(Directions):
Find the line containing "Rebuild this diagram" in the listing below; reproduce it and every line after, exactly. Skip pictures.

[Code that draws figures]
--

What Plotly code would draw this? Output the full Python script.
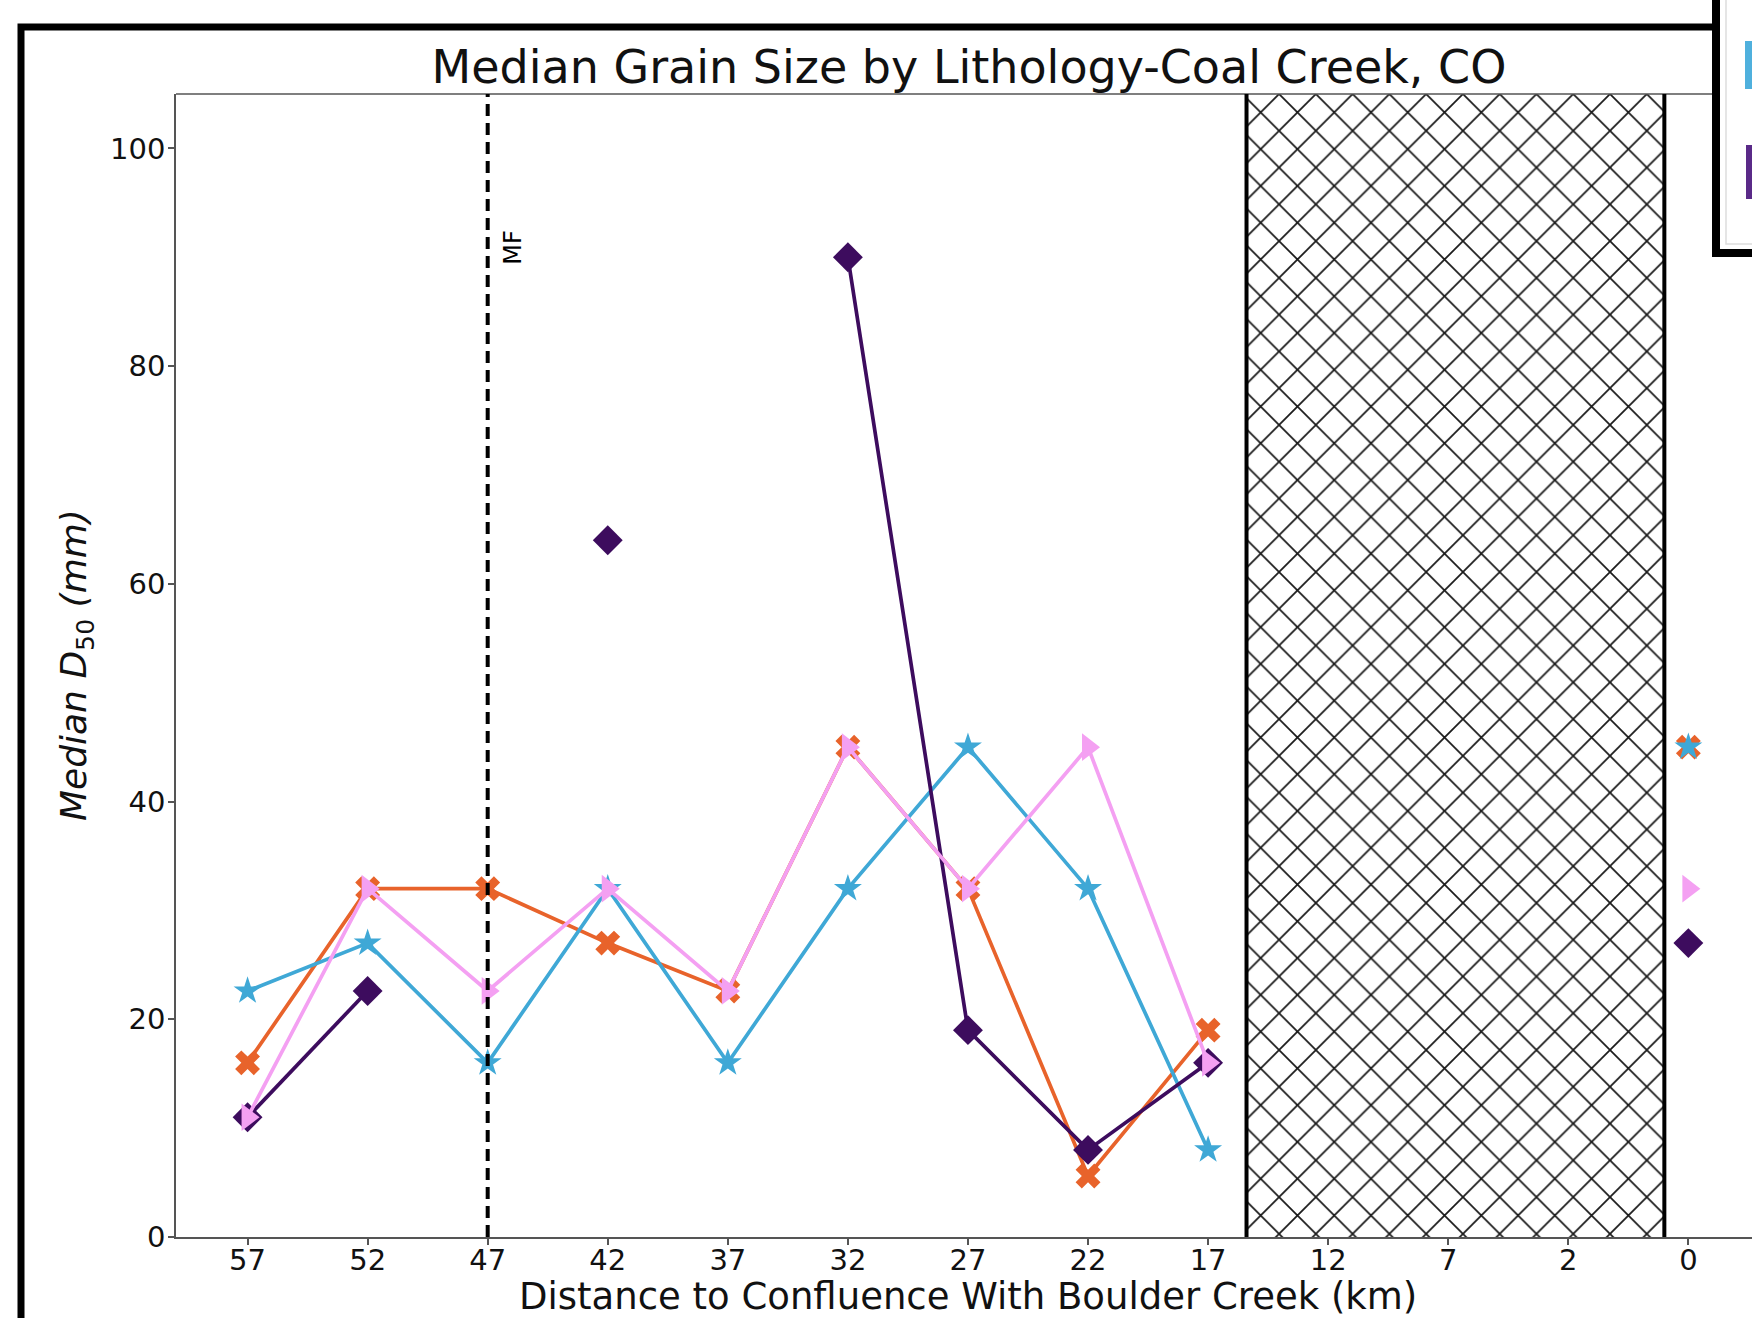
import plotly.graph_objects as go

# ---------------- data ----------------
distance_labels = ["57", "52", "47", "42", "37", "32", "27", "22", "17", "12", "7", "2", "0"]
positions = list(range(len(distance_labels)))

orange_d50 = [16, 32, 32, 27, 22.6, 45, 32, 5.6, 19, None, None, None, 45]
cyan_d50 = [22.6, 27, 16, 32, 16, 32, 45, 32, 8, None, None, None, 45]
purple_d50 = [11, 22.6, None, 64, None, 90, 19, 8, 16, None, None, None, 27]
pink_d50 = [11, 32, 22.6, 32, 22.6, 45, 32, 45, 16, None, None, None, 32]

y_ticks = [0, 20, 40, 60, 80, 100]
mf_position = 2          # index of "47" (MF marker line)
gap_start = 8.32         # hatched (no data) reach, in axis units
gap_end = 11.8

# ---------------- geometry ----------------
W, H = 1752, 1318
ML, MR, MT, MB = 176, 0, 94, 81
PW, PH = W - ML - MR, H - MT - MB
X_RANGE = [-0.596, 12.53]
Y_RANGE = [0, 105]


def px(x):
    """page x pixel -> paper coordinate"""
    return (x - ML) / PW


def py(y):
    """page y pixel -> paper coordinate"""
    return (H - MB - y) / PH


FONT = "DejaVu Sans"

fig = go.Figure()

# hatched region
fig.add_trace(go.Scatter(
    x=[gap_start, gap_end, gap_end, gap_start, gap_start],
    y=[Y_RANGE[0], Y_RANGE[0], Y_RANGE[1], Y_RANGE[1], Y_RANGE[0]],
    mode="lines", fill="toself", line=dict(width=0),
    fillcolor="white",
    fillpattern=dict(shape="x", size=26, solidity=0.13, fgcolor="#1a1a1a",
                     bgcolor="white", fgopacity=1),
    hoverinfo="skip", showlegend=False,
))

series = [
    ("Orange", orange_d50, "#E8632B", "x", 22),
    ("Cyan", cyan_d50, "#3FA8D6", "star", 21),
    ("Purple", purple_d50, "#3D0C5E", "diamond", 23),
    ("Pink", pink_d50, "#F4A0F2", "triangle-right", 24),
]
for name, vals, col, sym, size in series:
    fig.add_trace(go.Scatter(
        x=positions, y=vals, name=name, mode="lines+markers",
        line=dict(color=col, width=3.7),
        marker=dict(symbol=sym, size=size, color=col, line=dict(width=0)),
        connectgaps=False, showlegend=False,
    ))

shapes = []
# top spine (ends at the legend box)
shapes.append(dict(type="line", xref="paper", yref="paper",
                   x0=0, x1=px(1716), y0=1, y1=1,
                   line=dict(color="#555555", width=1.5)))
# MF dashed line
shapes.append(dict(type="line", xref="x", yref="y", x0=mf_position, x1=mf_position,
                   y0=Y_RANGE[0], y1=Y_RANGE[1],
                   line=dict(color="black", width=4, dash="12px,7px")))
# borders of hatched region
for xv in (gap_start, gap_end):
    shapes.append(dict(type="line", xref="x", yref="y", x0=xv, x1=xv,
                       y0=Y_RANGE[0], y1=Y_RANGE[1],
                       line=dict(color="black", width=4)))
# outer frame (screenshot border)
shapes.append(dict(type="path", xref="paper", yref="paper",
                   path=f"M {px(21)},{py(1360)} L {px(21)},{py(27)} L {px(1716)},{py(27)}",
                   line=dict(color="black", width=7)))
# cut-off legend box
shapes.append(dict(type="rect", xref="paper", yref="paper",
                   x0=px(1716), x1=px(1800), y0=py(253), y1=py(-30),
                   fillcolor="white", line=dict(color="black", width=8), layer="above"))
shapes.append(dict(type="rect", xref="paper", yref="paper",
                   x0=px(1726), x1=px(1800), y0=py(244), y1=py(-30),
                   fillcolor="white", line=dict(color="#dddddd", width=1.5), layer="above"))
shapes.append(dict(type="rect", xref="paper", yref="paper",
                   x0=px(1745), x1=px(1790), y0=py(89), y1=py(41),
                   fillcolor="#4FB0DD", line=dict(width=0), layer="above"))
shapes.append(dict(type="rect", xref="paper", yref="paper",
                   x0=px(1746), x1=px(1790), y0=py(199), y1=py(145),
                   fillcolor="#5A2A88", line=dict(width=0), layer="above"))

annotations = [
    dict(text="MF", x=mf_position, y=py(247), xref="x", yref="paper",
         xshift=25, textangle=-90, showarrow=False,
         font=dict(family=FONT, size=24, color="black"),
         xanchor="center", yanchor="middle"),
    dict(text="Distance to Confluence With Boulder Creek (km)",
         x=px(968), y=py(1296), xref="paper", yref="paper", showarrow=False,
         font=dict(family=FONT, size=37, color="#111111"),
         xanchor="center", yanchor="middle"),
    dict(text="<i>Median D</i><sub>50</sub><i> (mm)</i>",
         x=px(76), y=py(665), xref="paper", yref="paper", showarrow=False,
         textangle=-90,
         font=dict(family=FONT, size=36, color="#111111"),
         xanchor="center", yanchor="middle"),
]

fig.update_layout(
    width=W, height=H,
    margin=dict(l=ML, r=MR, t=MT, b=MB, pad=0, autoexpand=False),
    paper_bgcolor="white", plot_bgcolor="white",
    font=dict(family=FONT, color="#111111"),
    title=dict(text="Median Grain Size by Lithology-Coal Creek, CO",
               x=969 / W, y=1 - 67 / H,
               xref="container", yref="container",
               xanchor="center", yanchor="middle",
               font=dict(family=FONT, size=46, color="#111111")),
    xaxis=dict(range=X_RANGE, tickvals=positions, ticktext=distance_labels,
               showgrid=False, zeroline=False, showline=True, mirror=False,
               linecolor="#555555", linewidth=1.5,
               ticks="outside", ticklen=6, tickcolor="#555555", tickwidth=1.5,
               ticklabelstandoff=-10,
               tickfont=dict(family=FONT, size=29, color="#111111")),
    yaxis=dict(range=Y_RANGE, tickvals=y_ticks,
               showgrid=False, zeroline=False, showline=True,
               linecolor="#555555", linewidth=1.5,
               ticks="outside", ticklen=6, tickcolor="#555555", tickwidth=1.5,
               ticklabelstandoff=-3,
               tickfont=dict(family=FONT, size=29, color="#111111")),
    shapes=shapes,
    annotations=annotations,
)

fig.write_html(
    "out.html",
    config={"displayModeBar": False},
    post_script="document.documentElement.style.margin='0';"
                "document.body.style.margin='0';"
                "document.documentElement.style.overflow='hidden';"
                "document.body.style.overflow='hidden';",
)
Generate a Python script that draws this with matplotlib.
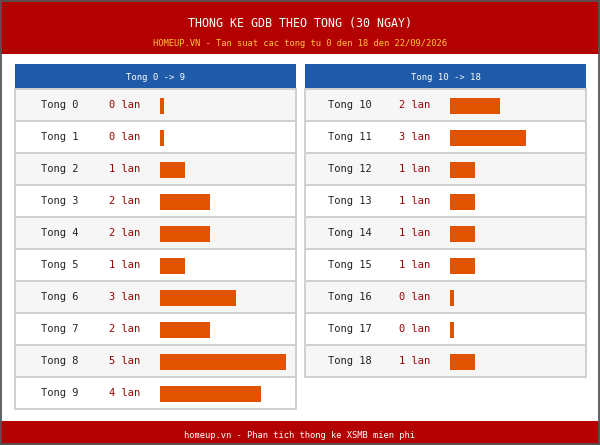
import numpy as np
import matplotlib.pyplot as plt
from matplotlib.patches import Rectangle

# data
left_tong = [0, 1, 2, 3, 4, 5, 6, 7, 8, 9]
left_lan = [0, 0, 1, 2, 2, 1, 3, 2, 5, 4]
right_tong = [10, 11, 12, 13, 14, 15, 16, 17, 18]
right_lan = [2, 3, 1, 1, 1, 1, 0, 0, 1]

title = 'THONG KE GDB THEO TONG (30 NGAY)'
subtitle = 'HOMEUP.VN - Tan suat cac tong tu 0 den 18 den 22/09/2026'
footer = 'homeup.vn - Phan tich thong ke XSMB mien phi'
panel_titles = ['Tong 0 -> 9', 'Tong 10 -> 18']

RED = '#b30000'
BLUE = '#1f5ba8'
ORANGE = '#e05300'
DARKRED = '#9b0000'
GRID = '#d0d0d0'
MONO = 'DejaVu Sans Mono'

W, H = 600, 445
fig = plt.figure(figsize=(W / 100, H / 100), dpi=100)
ax = fig.add_axes([0, 0, 1, 1])
ax.set_xlim(0, W)
ax.set_ylim(H, 0)
ax.axis('off')

# header / footer bands
ax.add_patch(Rectangle((0, 0), W, 54, color=RED, lw=0))
ax.add_patch(Rectangle((0, 421), W, 24, color=RED, lw=0))
ax.add_patch(Rectangle((0.8, 0.8), W - 1.6, H - 1.6, fill=False, ec='#555555', lw=1.3))
ax.text(300, 24, title, color='white', fontsize=8.4, family=MONO, ha='center', va='center')
ax.text(300, 43.5, subtitle, color='#ffc83a', fontsize=6.3, family=MONO, ha='center', va='center')
ax.text(300, 436, footer, color='white', fontsize=6.3, family=MONO, ha='center', va='center')

scale = 25.2  # px per "lan"
row_h = 32

def draw_panel(x0, tongs, lans, head):
    pw = 281
    ax.add_patch(Rectangle((x0, 64), pw, 25, color=BLUE, lw=0))
    ax.text(x0 + pw / 2, 77, head, color='white', fontsize=6.4, family=MONO,
            ha='center', va='center')
    y0 = 89
    n = len(tongs)
    for i in range(n):
        top = y0 + i * row_h
        fc = '#f6f6f6' if i % 2 == 0 else 'white'
        ax.add_patch(Rectangle((x0, top), pw, row_h, fc=fc, ec=GRID, lw=1.4))
        yc = top + row_h / 2 + 0.5
        ax.text(x0 + 45, yc, 'Tong %d' % tongs[i], color='#222222', fontsize=7.5,
                family=MONO, ha='center', va='center')
        ax.text(x0 + 109.5, yc, '%d lan' % lans[i], color=DARKRED, fontsize=7.5,
                family=MONO, ha='center', va='center')
    widths = [max(v * scale, 4) for v in lans]
    centers = [y0 + i * row_h + row_h / 2 + 0.5 for i in range(n)]
    ax.barh(centers, widths, height=16, left=x0 + 145, color=ORANGE)

draw_panel(15, left_tong, left_lan, panel_titles[0])
draw_panel(305, right_tong, right_lan, panel_titles[1])

fig.savefig('out.png', dpi=100)
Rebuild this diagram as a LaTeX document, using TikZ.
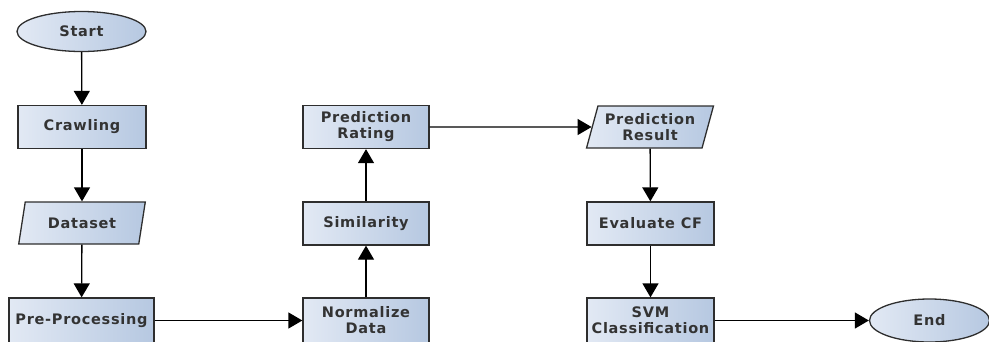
\documentclass[tikz,border=0pt]{standalone}
\usepackage{fontspec}
\setmainfont{DejaVu Sans}
\newfontfamily\lblfont[LetterSpace=5]{DejaVu Sans Bold}
\usetikzlibrary{shapes.geometric,arrows.meta}
\definecolor{fillL}{HTML}{E2E9F4}
\definecolor{fillR}{HTML}{B6C8E1}
\definecolor{edge}{HTML}{2E2E2E}
\definecolor{txt}{HTML}{333333}
\tikzset{
  base/.style={draw=edge, line width=1.3pt, left color=fillL, right color=fillR,
    font=\lblfont\fontsize{14.5}{16}\selectfont, text=txt, align=center, inner sep=0pt},
  procbox/.style={base, rectangle, minimum width=#1, minimum height=43pt},
  procbox/.default=127pt,
  iobox/.style={base, trapezium, trapezium left angle=70, trapezium right angle=110,
    trapezium stretches=true, minimum width=127pt, minimum height=42pt},
  termin/.style={base, ellipse, minimum width=#1, minimum height=40pt},
  flow/.style={draw=black, line width=1.3pt, -{Triangle[width=16pt,length=14pt]}}
}
\begin{document}
\begin{tikzpicture}[x=1pt,y=-1pt]
\useasboundingbox (0,0) rectangle (989,341);
\clip (0,0) rectangle (989,341);
\node[termin=129pt] (start) at (81.5,31.5) {Start};
\node[procbox=128pt] (crawl) at (82,127) {Crawling};
\node[iobox] (data) at (82,223) {Dataset};
\node[procbox=145pt, minimum height=45pt] (pre) at (81.5,320.5) {Pre-Processing};
\node[procbox=126pt, minimum height=45pt] (norm) at (366,320.5) {Normalize\\Data};
\node[procbox=126pt] (sim) at (366,223.5) {Similarity};
\node[procbox=126pt] (pred) at (366,127) {Prediction\\Rating};
\node[iobox] (pres) at (650,127) {Prediction\\Result};
\node[procbox=127pt] (eval) at (650.5,223.5) {Evaluate CF};
\node[procbox=127pt, minimum height=45pt] (svm) at (650.5,320.5) {SVM\\Classification};
\node[termin=120pt, minimum height=43pt] (end) at (929.5,320.5) {End};

\draw[flow] (start) -- (crawl);
\draw[flow] (crawl) -- (data);
\draw[flow] (data) -- (pre);
\draw[flow] (pre.east) -- (norm.west);
\draw[flow] (norm) -- (sim);
\draw[flow] (sim) -- (pred);
\draw[flow] (pred.east) -- (pres.west);
\draw[flow] (pres) -- (eval);
\draw[flow] (eval) -- (svm);
\draw[flow] (svm.east) -- (end.west);
\end{tikzpicture}
\end{document}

--

(Response to the task):
Rebuild this diagram as a LaTeX document, using TikZ.
\documentclass[tikz,border=0pt]{standalone}
\usepackage{fontspec}
\setmainfont{DejaVu Sans}
\newfontfamily\lblfont[LetterSpace=5]{DejaVu Sans Bold}
\usetikzlibrary{shapes.geometric,arrows.meta}
\definecolor{fillL}{HTML}{E2E9F4}
\definecolor{fillR}{HTML}{B6C8E1}
\definecolor{edge}{HTML}{2E2E2E}
\definecolor{txt}{HTML}{333333}
\tikzset{
  base/.style={draw=edge, line width=1.3pt, left color=fillL, right color=fillR,
    font=\lblfont\fontsize{14.5}{16}\selectfont, text=txt, align=center, inner sep=0pt},
  procbox/.style={base, rectangle, minimum width=#1, minimum height=43pt},
  procbox/.default=127pt,
  iobox/.style={base, trapezium, trapezium left angle=70, trapezium right angle=110,
    trapezium stretches=true, minimum width=127pt, minimum height=42pt},
  termin/.style={base, ellipse, minimum width=#1, minimum height=40pt},
  flow/.style={draw=black, line width=1.3pt, -{Triangle[width=16pt,length=14pt]}}
}
\begin{document}
\begin{tikzpicture}[x=1pt,y=-1pt]
\useasboundingbox (0,0) rectangle (989,341);
\clip (0,0) rectangle (989,341);
\node[termin=129pt] (start) at (81.5,31.5) {Start};
\node[procbox=128pt] (crawl) at (82,127) {Crawling};
\node[iobox] (data) at (82,223) {Dataset};
\node[procbox=145pt, minimum height=45pt] (pre) at (81.5,320.5) {Pre-Processing};
\node[procbox=126pt, minimum height=45pt] (norm) at (366,320.5) {Normalize\\Data};
\node[procbox=126pt] (sim) at (366,223.5) {Similarity};
\node[procbox=126pt] (pred) at (366,127) {Prediction\\Rating};
\node[iobox] (pres) at (650,127) {Prediction\\Result};
\node[procbox=127pt] (eval) at (650.5,223.5) {Evaluate CF};
\node[procbox=127pt, minimum height=45pt] (svm) at (650.5,320.5) {SVM\\Classification};
\node[termin=120pt, minimum height=43pt] (end) at (929.5,320.5) {End};

\draw[flow] (start) -- (crawl);
\draw[flow] (crawl) -- (data);
\draw[flow] (data) -- (pre);
\draw[flow] (pre.east) -- (norm.west);
\draw[flow] (norm) -- (sim);
\draw[flow] (sim) -- (pred);
\draw[flow] (pred.east) -- (pres.west);
\draw[flow] (pres) -- (eval);
\draw[flow] (eval) -- (svm);
\draw[flow] (svm.east) -- (end.west);
\end{tikzpicture}
\end{document}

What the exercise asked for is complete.